Don't use 1000s of types as this will result in potentially very large mappings and a lot of cluster state updates. Instead add the type as a field to the document and filter on it. If you primarily query for one of these 'types' at a time and want to make sure that all records belonging to a 'type' are held in the same shard, you can use routing. Be aware that this can lead to uneven shard distribution if you have few keys or some that are much larger than others.


(Simon Reavely) #3

Yeah, I thought about that but if the types have different fields then the only way I can support that is to somehow merge document types but then I can't support anything other than string when the field names overlap.

The only alternative I came up with was to create a generic type e.g.
{
"properties": {
"string-field-1": {
"type": "string"
},
"string-field-n": {
"type": "string"
},
"date-field-1": {
"type": "datetime"
},
"date-field-n": {
"type": "datetime"
}
}
...then i use an external mapping from a type outside index to the fields re-used on the index.

I hope (still need to benchmark) that as long as the types don't change frequently the pressure on the cluster will be manageable.

Thoughts???

S.


(Christian Dahlqvist) #4

In Elasticsearch 1.x it was possible for a field to be mapped differently across types in an index, but as that caused lots of problems, this is no longer possible from Elasticsearch 2.0 onwards.

One way to avoid mapping conflicts could be to rename your fields with a suffix that indicate the mapping type and use this together with dynamic mappings.
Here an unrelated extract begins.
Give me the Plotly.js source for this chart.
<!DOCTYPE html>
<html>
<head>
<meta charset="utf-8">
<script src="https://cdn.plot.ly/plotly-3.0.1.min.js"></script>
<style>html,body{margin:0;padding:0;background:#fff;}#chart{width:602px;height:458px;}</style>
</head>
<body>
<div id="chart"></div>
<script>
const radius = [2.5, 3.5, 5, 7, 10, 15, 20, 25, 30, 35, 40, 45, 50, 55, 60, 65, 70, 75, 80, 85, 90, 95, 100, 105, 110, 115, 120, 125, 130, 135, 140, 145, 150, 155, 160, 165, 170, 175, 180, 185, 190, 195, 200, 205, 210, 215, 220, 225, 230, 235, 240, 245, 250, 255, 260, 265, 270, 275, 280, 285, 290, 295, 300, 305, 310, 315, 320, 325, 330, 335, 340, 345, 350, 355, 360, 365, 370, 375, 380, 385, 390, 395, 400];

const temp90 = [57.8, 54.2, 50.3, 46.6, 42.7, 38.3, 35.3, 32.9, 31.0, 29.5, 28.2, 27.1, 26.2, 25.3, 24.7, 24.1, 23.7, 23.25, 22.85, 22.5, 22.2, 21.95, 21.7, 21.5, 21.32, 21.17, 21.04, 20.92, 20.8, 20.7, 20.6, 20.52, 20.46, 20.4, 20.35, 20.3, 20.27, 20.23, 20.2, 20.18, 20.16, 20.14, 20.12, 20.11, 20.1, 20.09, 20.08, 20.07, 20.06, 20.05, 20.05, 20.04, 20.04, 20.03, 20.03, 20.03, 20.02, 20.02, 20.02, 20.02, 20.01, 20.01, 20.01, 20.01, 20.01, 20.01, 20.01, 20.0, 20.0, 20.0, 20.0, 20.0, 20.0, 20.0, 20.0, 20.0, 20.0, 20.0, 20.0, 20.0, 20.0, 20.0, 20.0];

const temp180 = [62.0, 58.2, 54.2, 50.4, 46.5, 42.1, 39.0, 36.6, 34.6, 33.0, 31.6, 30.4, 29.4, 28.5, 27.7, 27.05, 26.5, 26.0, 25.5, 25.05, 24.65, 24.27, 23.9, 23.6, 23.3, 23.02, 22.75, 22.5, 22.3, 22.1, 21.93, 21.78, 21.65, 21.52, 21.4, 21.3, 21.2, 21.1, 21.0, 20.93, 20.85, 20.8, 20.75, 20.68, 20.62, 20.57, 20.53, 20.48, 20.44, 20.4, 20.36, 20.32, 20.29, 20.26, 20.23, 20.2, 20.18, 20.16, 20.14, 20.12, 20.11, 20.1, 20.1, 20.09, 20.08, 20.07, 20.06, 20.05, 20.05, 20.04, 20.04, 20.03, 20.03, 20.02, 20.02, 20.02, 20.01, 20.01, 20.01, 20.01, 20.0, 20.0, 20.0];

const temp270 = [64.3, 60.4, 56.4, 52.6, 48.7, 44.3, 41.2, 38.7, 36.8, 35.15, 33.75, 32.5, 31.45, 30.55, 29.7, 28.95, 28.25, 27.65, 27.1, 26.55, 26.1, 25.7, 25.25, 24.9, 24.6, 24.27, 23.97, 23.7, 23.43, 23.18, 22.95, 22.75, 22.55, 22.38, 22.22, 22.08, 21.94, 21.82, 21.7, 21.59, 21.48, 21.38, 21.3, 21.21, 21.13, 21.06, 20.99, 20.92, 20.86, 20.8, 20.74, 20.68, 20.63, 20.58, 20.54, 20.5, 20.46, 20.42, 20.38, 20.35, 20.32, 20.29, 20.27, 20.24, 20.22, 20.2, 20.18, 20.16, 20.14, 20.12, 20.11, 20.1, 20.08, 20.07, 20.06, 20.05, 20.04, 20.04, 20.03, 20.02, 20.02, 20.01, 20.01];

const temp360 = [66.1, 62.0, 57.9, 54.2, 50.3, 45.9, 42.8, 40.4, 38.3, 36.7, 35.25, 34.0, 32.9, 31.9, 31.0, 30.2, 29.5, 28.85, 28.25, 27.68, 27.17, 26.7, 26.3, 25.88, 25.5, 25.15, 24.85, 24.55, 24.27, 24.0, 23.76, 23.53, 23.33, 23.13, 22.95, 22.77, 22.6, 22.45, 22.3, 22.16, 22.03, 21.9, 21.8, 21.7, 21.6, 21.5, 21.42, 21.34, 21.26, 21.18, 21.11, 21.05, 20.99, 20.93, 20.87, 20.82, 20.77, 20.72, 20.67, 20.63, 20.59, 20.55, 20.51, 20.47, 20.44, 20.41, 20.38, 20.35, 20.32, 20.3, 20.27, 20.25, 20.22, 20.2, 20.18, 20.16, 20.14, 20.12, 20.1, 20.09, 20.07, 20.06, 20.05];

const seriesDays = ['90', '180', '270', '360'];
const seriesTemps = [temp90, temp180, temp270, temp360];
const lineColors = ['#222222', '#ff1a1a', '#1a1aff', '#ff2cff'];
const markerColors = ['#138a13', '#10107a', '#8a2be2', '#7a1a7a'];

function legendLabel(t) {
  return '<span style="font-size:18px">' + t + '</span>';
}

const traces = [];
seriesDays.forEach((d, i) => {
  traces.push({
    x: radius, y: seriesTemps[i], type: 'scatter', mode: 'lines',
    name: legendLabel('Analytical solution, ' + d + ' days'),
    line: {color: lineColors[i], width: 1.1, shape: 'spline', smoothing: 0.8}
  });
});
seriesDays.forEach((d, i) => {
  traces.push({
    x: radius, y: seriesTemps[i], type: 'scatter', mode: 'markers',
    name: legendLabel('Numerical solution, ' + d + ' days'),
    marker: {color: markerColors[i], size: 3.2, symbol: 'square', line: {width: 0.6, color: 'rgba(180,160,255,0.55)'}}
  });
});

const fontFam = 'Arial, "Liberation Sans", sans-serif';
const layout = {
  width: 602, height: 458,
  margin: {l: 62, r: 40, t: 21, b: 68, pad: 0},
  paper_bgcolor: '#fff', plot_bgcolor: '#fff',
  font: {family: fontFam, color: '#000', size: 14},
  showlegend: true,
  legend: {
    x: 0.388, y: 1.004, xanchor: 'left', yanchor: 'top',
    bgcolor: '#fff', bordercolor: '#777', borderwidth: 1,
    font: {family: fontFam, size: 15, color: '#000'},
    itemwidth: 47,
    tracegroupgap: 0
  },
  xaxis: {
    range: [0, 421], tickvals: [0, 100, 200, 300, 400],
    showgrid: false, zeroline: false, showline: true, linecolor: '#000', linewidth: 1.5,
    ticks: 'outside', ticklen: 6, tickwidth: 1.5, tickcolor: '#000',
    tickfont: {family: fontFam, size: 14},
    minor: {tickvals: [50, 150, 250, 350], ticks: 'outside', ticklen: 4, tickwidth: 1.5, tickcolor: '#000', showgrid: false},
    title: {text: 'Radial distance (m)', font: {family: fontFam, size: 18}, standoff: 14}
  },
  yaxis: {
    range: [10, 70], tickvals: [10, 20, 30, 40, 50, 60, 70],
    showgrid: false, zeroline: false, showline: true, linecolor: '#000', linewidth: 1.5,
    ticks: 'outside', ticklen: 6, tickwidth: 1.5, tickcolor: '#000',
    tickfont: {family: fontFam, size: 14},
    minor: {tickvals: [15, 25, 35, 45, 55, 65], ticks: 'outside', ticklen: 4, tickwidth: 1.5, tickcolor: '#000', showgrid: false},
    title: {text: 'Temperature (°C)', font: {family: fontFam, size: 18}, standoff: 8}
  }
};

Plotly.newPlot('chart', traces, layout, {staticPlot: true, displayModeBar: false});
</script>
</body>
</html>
You could then have a postcode_s field that is a string while postcode_i is an integer etc.


(Simon Reavely) #5

Thanks!

Is this a balance/tradeoff or do you think one approach is a clear winner over the other?

In my paticular case I'm trying to build a sort of multi-tenant/self-service system in which different users would specify their doc types before using them (or other peoples if permitted).
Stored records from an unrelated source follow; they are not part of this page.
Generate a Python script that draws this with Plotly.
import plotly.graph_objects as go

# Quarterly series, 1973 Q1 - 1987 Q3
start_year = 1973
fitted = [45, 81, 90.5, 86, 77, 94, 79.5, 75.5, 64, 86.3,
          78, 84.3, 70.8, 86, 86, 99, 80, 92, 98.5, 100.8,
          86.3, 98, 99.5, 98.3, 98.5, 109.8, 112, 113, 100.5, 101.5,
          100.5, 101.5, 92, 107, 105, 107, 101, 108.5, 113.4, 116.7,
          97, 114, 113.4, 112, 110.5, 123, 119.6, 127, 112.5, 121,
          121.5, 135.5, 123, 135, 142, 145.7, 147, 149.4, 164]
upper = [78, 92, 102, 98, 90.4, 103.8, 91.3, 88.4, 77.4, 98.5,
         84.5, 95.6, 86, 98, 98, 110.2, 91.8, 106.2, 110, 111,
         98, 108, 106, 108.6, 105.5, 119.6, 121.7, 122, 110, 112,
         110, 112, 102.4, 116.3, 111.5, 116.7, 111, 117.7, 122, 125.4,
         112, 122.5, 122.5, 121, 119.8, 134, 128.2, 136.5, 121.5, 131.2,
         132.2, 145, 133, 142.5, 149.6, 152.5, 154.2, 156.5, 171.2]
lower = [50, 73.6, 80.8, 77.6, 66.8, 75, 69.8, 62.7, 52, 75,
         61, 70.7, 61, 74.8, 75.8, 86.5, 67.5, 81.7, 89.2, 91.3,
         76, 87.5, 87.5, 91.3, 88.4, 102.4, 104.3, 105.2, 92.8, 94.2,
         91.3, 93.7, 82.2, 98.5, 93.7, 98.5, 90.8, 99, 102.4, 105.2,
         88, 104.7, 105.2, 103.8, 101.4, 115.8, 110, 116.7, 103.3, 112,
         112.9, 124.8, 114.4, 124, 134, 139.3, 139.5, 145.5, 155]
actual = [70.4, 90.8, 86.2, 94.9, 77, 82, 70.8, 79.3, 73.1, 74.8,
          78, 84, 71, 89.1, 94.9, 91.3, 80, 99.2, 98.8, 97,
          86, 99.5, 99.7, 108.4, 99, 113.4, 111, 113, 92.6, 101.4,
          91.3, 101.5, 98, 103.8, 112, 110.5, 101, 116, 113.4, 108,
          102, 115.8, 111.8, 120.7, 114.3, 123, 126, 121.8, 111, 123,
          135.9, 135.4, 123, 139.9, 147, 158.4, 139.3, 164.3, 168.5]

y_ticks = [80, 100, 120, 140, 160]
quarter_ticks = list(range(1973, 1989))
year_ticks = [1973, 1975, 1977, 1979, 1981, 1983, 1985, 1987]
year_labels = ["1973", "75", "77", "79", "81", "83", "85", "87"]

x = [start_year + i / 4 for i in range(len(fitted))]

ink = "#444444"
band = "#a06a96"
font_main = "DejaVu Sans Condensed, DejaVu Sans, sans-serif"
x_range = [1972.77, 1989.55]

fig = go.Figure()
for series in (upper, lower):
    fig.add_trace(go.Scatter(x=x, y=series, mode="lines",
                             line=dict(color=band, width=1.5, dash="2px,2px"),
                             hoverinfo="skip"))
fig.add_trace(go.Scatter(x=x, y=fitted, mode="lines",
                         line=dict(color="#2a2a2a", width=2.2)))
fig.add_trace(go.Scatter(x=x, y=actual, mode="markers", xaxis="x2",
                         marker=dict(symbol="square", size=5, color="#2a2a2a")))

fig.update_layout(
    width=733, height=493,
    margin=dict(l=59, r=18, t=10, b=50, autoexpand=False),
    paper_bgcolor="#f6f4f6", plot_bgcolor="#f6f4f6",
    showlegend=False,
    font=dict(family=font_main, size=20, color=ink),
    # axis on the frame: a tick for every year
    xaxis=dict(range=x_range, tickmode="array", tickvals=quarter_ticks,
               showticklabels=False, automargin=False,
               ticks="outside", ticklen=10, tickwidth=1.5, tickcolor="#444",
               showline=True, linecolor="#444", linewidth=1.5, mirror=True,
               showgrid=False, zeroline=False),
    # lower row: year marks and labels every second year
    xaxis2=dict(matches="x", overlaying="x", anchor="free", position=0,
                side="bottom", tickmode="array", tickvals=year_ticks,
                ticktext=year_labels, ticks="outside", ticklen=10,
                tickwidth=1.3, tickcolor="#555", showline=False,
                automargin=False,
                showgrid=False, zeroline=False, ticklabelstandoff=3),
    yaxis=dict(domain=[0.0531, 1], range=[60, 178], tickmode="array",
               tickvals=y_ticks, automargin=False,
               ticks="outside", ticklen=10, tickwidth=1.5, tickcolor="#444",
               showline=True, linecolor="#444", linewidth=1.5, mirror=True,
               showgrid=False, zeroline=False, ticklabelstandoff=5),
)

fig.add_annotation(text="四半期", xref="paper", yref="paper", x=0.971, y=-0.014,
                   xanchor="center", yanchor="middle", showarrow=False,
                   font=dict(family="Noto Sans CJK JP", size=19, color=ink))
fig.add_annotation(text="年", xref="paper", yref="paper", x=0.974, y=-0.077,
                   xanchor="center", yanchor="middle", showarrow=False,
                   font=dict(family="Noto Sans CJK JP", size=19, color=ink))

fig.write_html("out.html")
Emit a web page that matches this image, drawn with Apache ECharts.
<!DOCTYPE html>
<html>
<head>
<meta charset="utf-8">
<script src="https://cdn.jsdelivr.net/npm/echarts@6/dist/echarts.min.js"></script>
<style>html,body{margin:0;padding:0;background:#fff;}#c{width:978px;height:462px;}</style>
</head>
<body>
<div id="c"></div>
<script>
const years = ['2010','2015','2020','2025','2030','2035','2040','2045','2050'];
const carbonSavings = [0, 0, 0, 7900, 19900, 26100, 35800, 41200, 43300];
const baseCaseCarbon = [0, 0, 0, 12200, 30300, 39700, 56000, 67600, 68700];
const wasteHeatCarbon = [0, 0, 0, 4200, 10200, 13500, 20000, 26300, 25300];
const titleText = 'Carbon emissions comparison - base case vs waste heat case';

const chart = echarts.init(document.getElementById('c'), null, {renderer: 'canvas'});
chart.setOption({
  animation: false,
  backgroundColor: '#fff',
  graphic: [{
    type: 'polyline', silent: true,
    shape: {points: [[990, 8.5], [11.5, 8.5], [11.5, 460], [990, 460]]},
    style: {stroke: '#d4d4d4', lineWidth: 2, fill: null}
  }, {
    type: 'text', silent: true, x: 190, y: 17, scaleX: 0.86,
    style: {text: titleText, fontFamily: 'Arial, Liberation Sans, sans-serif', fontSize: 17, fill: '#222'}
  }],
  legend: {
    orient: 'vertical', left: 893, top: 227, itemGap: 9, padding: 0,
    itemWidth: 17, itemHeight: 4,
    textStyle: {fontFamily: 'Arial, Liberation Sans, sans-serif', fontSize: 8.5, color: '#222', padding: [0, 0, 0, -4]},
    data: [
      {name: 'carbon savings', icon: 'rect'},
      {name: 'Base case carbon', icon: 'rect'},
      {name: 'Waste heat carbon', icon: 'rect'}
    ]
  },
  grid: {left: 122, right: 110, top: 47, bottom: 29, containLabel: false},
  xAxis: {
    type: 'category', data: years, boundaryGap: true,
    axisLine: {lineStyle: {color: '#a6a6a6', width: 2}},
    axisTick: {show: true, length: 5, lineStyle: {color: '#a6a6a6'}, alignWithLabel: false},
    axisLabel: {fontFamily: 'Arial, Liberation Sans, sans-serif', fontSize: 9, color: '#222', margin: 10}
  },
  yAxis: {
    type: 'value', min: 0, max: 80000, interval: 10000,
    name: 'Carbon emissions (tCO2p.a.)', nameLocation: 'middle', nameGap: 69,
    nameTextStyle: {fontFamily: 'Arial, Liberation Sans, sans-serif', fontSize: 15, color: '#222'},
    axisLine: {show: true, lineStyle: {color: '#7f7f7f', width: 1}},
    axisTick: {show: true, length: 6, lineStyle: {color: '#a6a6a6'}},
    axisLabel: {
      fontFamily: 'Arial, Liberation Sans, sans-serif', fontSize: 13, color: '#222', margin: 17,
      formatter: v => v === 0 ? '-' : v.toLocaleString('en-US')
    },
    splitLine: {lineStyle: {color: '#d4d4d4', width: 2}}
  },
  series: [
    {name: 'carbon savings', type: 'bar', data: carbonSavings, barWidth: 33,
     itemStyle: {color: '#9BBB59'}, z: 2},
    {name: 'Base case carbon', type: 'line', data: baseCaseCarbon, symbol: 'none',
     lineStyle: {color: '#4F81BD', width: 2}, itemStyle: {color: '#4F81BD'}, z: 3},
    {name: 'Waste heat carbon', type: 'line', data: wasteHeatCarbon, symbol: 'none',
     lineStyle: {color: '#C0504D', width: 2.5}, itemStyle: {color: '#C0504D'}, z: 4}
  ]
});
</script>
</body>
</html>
Specifically, any thoughts on the walls that each hits?
("Each" being 1) relying on multiple doc types, 2) using dynamic mappings on a single doc type, 3) putting together a key/value schema (string1, string n, date1, daten) that is typed on the client side)

One concern i have with using discrete fields on the same doc-type is that we'd eventually get a single doc type mapping that was very large depending on how many properties/fields are added to it.

Cheers,
Simin


(Christian Dahlqvist) #6

Having a large number of doc types in order to allow different mappings for fields underneath these will restrict you to Elasticsearch 1.x. As all types and field go into the mappings these can get quite large, and Elasticsearch 1.x does not support delta cluster state updates, which means the entire cluster state need to be propagated for every change. You could also encounter issues as there is a reason this 'flexibility' was removed in more recent versions.
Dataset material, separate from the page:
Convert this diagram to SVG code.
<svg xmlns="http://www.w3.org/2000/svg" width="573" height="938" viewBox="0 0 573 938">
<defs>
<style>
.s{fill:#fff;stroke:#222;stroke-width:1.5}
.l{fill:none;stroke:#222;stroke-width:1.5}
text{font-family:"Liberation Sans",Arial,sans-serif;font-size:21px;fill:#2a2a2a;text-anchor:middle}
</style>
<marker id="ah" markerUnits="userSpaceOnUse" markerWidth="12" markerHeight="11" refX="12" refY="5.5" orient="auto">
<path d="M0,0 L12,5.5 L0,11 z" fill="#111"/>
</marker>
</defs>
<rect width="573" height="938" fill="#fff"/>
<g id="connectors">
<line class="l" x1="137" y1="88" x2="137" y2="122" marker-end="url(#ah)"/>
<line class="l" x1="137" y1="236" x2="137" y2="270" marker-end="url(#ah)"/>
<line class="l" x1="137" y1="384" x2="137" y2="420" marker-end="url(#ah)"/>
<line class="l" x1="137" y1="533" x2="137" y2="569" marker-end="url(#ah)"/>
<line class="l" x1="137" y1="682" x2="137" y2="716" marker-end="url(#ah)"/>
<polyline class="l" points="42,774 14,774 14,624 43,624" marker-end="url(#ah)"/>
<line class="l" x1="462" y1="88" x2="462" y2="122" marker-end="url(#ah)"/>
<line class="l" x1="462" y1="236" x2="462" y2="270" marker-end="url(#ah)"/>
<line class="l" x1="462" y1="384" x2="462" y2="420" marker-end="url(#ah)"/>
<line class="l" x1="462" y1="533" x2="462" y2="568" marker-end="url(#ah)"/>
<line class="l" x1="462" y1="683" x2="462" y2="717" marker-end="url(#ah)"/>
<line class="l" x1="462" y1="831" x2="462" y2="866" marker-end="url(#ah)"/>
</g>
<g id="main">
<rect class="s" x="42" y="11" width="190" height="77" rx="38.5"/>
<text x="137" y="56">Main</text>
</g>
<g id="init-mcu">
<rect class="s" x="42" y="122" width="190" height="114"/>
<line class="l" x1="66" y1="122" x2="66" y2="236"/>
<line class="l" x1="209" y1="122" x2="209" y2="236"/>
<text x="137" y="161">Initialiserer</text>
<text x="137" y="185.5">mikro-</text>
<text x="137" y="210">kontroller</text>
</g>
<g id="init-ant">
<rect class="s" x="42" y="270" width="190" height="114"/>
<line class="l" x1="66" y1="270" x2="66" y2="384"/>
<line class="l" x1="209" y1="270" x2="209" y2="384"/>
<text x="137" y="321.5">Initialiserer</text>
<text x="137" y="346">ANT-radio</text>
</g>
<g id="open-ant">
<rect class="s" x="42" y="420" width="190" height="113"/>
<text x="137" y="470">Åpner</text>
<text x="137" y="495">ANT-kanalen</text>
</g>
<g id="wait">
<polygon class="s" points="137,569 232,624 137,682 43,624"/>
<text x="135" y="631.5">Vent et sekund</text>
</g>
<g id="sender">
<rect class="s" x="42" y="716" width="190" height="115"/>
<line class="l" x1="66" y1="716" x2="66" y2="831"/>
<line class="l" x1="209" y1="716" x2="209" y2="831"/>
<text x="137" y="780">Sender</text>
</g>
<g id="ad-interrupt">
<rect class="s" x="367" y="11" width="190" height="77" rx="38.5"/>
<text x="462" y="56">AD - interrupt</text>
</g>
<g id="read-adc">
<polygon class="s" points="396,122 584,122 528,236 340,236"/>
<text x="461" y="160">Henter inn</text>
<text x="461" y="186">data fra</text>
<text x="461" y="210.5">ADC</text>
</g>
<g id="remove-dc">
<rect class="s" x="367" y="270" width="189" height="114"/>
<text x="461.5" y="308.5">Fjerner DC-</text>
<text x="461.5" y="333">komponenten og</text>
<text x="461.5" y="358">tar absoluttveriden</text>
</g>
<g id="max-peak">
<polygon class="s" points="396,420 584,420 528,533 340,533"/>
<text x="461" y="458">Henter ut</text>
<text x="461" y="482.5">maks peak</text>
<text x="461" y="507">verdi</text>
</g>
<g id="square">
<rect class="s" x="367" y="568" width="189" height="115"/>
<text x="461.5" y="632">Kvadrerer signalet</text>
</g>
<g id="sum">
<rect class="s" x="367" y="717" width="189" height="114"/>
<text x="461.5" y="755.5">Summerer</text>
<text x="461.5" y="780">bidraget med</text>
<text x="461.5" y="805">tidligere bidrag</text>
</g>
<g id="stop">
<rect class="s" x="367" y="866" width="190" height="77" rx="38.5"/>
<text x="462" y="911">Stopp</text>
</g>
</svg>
Selecting between the other 2 options is hard. You will most likely have large mappings and sparse fields with the suffix based naming convention,but at least Elasticsearch 2.x and later handles large mappings better through delta cluster state updates. The last option is more compact but pushes more logic to your applications. Reusing fields for different types of data could affect relevancy calculations and depending on what your design looks like, it could be difficult to search across multiple types.


(Simon Reavely) #7

Interesting...

but sorry, I'm confused by "having a large number of doc types in order to allow different mappings for fields underneath these will restrict you to Elasticsearch 1.x". Maybe its due to my novice status on ES. Is there a difference between doc type and mappings? I thought that creating different mappings were basically how you achieved doc types in ES 2.5? As in:
https://www.elastic.co/guide/en/elasticsearch/reference/current/mapping.html#mapping-type
...so I didn't get how this confines option 1 to ES 1.x - we had a prototype on ES 2.5...there is a definite hole in my understanding here on doc type vs mappings and I wanted to make sure we were talking about the same thing.

Cheers,
Simon
p.s. This was an interesting read: How to scale an ES deployment to millions of tenants with different data schemas


(Christian Dahlqvist) #8

Sorry if I was not clear. In Elasticsearch 1.x it was possible for fields to be mapped differently for different types within a single index. You could e.g. have severity be a string under type1 and an integer under type2. This did cause problems, and in version 2.x and above the field mapping must be consistent across all types in an index. If you therefore define severity as a string in type1, it has to also be a string for all other types.

If you therefore were relying on this behaviour of Elasticsearch 1.x, you would have issues upgrading to 2.x and later versions.


(system) #9